Current medical research and opinion 2016 Nov 8() 1-7
Management of hypertension in Egypt is difficult because of various reasons. This real-life study was conducted to determine BP control rate, treatment modalities, factors influencing the choice of antihypertensive drugs, physicians’ satisfaction with the treatment, and demographics of patients with uncontrolled BP who were treated for hypertension in daily clinical practice in Egypt.
This was a cross-sectional, multicenter, observational study conducted in patients treated for hypertension in out-patient private clinics in Egypt, during October 2011 to June 2012.
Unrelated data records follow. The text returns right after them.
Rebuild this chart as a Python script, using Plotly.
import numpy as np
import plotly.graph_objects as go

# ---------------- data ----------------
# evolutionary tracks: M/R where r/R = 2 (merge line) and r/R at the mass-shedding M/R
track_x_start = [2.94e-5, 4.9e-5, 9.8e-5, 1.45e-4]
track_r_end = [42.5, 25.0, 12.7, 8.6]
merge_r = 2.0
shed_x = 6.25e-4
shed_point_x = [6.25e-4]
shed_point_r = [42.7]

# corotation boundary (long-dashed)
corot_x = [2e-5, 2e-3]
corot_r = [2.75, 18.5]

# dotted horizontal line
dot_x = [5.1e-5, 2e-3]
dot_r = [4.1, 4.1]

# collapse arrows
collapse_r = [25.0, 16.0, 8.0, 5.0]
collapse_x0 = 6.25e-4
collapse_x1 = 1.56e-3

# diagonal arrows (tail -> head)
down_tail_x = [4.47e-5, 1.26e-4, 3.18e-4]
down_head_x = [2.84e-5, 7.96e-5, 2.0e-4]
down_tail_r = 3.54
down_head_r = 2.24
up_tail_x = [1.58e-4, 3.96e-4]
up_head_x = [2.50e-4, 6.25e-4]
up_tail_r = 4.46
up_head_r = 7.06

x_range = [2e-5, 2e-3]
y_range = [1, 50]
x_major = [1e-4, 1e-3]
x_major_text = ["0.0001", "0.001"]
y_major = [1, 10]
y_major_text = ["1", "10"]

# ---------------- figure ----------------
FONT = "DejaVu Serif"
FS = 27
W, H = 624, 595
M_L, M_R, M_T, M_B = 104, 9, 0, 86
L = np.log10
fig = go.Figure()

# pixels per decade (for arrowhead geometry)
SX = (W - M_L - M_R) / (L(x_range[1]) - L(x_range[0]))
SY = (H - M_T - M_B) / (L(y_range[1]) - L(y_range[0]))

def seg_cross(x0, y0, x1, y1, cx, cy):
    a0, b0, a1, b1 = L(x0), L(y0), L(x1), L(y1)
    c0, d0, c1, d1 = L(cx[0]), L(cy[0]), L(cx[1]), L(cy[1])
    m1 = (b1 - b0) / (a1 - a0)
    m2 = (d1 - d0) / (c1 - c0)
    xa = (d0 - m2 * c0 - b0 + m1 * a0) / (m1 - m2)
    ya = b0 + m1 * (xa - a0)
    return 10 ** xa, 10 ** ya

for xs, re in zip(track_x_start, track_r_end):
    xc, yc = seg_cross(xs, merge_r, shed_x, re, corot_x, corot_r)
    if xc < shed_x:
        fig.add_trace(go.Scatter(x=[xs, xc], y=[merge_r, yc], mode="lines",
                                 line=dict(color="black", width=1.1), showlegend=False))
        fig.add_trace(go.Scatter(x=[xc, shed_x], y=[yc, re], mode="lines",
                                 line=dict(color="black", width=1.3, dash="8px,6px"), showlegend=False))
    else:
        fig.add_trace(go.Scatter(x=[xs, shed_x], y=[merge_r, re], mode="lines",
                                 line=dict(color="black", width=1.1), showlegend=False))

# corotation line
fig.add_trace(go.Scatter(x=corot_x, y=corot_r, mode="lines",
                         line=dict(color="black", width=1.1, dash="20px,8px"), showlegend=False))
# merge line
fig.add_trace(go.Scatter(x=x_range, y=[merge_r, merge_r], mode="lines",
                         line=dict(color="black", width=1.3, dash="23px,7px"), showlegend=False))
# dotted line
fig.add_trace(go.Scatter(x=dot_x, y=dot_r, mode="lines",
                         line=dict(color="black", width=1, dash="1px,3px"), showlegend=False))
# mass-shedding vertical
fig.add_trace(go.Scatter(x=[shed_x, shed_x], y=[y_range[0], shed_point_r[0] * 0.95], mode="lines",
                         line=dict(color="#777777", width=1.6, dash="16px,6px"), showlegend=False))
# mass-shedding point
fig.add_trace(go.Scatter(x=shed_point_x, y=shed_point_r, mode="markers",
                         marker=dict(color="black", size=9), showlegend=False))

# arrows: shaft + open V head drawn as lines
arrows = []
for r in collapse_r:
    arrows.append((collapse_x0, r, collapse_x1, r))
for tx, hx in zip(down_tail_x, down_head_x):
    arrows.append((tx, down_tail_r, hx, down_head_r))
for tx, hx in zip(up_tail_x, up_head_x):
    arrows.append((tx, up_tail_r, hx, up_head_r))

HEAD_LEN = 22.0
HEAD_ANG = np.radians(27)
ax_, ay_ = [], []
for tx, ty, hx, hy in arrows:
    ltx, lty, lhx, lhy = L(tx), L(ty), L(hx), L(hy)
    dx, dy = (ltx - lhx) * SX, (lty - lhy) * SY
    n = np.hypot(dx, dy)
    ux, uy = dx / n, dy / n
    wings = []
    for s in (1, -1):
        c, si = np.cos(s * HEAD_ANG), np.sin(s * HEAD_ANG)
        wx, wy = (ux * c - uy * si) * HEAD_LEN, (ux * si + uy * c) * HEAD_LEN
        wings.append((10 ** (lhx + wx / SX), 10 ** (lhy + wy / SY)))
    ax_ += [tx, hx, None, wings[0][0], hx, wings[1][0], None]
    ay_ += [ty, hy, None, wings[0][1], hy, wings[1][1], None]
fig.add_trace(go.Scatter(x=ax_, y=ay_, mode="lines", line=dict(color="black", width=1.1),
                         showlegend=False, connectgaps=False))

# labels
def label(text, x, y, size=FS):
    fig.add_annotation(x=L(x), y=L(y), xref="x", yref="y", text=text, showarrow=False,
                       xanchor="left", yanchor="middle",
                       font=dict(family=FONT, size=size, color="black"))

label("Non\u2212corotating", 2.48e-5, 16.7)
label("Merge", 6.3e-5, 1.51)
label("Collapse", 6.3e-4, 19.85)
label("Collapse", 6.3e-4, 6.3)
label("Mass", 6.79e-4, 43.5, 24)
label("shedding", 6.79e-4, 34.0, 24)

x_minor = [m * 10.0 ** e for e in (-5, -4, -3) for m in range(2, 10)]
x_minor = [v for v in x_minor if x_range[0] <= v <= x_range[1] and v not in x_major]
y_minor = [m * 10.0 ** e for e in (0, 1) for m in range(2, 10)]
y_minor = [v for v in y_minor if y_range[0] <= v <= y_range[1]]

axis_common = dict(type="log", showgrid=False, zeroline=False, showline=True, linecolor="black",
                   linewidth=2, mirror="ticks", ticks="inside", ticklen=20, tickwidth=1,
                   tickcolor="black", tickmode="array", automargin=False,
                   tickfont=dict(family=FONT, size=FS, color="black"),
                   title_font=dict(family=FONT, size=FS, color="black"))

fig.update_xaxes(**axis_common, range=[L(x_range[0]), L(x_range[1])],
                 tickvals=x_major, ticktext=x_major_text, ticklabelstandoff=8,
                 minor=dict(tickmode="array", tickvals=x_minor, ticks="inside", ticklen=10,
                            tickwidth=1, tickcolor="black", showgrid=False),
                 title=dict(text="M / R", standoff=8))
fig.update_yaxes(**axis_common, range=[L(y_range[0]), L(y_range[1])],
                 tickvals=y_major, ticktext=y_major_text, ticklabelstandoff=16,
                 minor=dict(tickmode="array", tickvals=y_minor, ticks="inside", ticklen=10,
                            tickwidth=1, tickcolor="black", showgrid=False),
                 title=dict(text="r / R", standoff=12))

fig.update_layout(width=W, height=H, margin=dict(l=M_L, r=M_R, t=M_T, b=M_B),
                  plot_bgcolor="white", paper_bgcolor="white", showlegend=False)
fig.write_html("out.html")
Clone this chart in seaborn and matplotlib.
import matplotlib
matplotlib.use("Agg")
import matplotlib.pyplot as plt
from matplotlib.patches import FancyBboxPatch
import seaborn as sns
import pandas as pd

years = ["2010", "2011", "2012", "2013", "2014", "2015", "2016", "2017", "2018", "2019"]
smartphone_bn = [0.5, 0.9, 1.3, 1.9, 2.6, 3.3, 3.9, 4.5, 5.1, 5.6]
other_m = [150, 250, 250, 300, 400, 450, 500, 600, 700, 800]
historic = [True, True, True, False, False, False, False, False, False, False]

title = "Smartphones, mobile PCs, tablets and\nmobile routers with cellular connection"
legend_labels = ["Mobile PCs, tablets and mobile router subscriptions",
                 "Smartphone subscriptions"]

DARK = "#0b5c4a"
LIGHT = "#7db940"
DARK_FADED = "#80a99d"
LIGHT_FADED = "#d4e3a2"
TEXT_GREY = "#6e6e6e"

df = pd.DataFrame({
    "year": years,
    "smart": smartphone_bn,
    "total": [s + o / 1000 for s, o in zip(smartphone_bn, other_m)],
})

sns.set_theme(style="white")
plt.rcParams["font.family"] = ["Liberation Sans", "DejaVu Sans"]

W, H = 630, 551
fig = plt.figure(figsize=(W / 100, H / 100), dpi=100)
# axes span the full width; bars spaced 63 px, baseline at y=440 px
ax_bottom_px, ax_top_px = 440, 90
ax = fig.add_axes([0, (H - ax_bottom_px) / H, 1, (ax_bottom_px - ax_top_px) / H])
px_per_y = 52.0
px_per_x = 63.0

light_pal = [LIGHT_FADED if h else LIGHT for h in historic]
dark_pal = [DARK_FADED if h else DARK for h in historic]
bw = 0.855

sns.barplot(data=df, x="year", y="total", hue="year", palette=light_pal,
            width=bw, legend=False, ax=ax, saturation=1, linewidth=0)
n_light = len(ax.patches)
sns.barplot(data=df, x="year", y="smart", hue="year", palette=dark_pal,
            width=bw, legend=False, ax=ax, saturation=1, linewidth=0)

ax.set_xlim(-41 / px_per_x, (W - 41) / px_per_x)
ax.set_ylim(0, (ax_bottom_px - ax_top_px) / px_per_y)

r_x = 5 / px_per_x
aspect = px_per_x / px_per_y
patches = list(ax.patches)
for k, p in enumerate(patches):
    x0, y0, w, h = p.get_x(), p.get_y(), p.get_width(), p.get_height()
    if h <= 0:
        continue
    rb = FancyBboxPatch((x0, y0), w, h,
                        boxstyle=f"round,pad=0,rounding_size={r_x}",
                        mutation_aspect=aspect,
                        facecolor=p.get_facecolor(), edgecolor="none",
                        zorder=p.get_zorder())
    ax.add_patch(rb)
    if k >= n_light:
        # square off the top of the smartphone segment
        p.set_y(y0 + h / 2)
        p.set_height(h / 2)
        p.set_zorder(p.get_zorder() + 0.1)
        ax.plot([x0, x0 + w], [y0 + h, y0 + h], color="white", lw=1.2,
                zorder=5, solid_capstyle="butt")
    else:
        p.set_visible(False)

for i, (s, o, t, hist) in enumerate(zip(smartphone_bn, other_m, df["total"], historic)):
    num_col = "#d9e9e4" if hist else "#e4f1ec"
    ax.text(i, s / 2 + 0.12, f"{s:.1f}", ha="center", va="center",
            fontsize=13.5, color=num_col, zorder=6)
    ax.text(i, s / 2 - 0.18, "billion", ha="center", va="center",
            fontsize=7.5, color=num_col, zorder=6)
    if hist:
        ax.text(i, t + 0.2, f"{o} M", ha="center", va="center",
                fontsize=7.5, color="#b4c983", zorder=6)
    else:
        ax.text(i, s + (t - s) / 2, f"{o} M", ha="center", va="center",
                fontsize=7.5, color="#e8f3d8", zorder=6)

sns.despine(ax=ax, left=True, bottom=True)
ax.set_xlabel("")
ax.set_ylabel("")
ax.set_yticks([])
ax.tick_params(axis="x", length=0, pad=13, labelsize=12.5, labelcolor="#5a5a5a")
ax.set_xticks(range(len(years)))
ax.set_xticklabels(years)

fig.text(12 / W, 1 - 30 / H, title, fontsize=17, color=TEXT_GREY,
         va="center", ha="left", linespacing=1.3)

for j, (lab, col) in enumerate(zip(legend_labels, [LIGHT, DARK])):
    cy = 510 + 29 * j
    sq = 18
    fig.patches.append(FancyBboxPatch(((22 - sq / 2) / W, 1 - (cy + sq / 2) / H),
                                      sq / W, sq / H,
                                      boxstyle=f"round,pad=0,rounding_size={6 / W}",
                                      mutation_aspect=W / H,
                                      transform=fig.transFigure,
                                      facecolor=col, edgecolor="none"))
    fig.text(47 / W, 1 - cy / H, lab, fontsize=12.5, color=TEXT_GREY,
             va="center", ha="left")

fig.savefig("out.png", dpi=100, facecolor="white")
Of 4139 patients with hypertension, 1509 (36.5%) had controlled BP and 2630 (63.5%) had uncontrolled BP. In BP controlled vs. uncontrolled groups, respectively, beta-blockers (41.7% vs. 41.0%) were the most frequently used antihypertensive agents, followed by diuretics (40% vs. 37.8%), angiotensin-converting enzyme inhibitors (35.3% vs. 34.9%), angiotensin receptor blockers (31.1% vs.19.4%), and calcium channel blockers (21.3% vs. 19.4%); the factors influencing the choice of antihypertensive therapy were "add-on therapy" (1.5% vs. 32.4%) and "change the current medication" (9.3% vs. 50.8%); physicians’ satisfaction with treatment was rated as "excellent" (31.6% vs. 3.2%) and "poor" (1.6% vs. 58%).
The majority of patients from Egypt had uncontrolled hypertension even after receiving treatment. This might increase awareness among physicians and enable them to prescribe appropriate treatment to patients with uncontrolled BP. Key limitations: The questionnaire used in the study for the evaluation of patient/physician satisfaction level was not standardized and was based on the choice and practice of the physicians.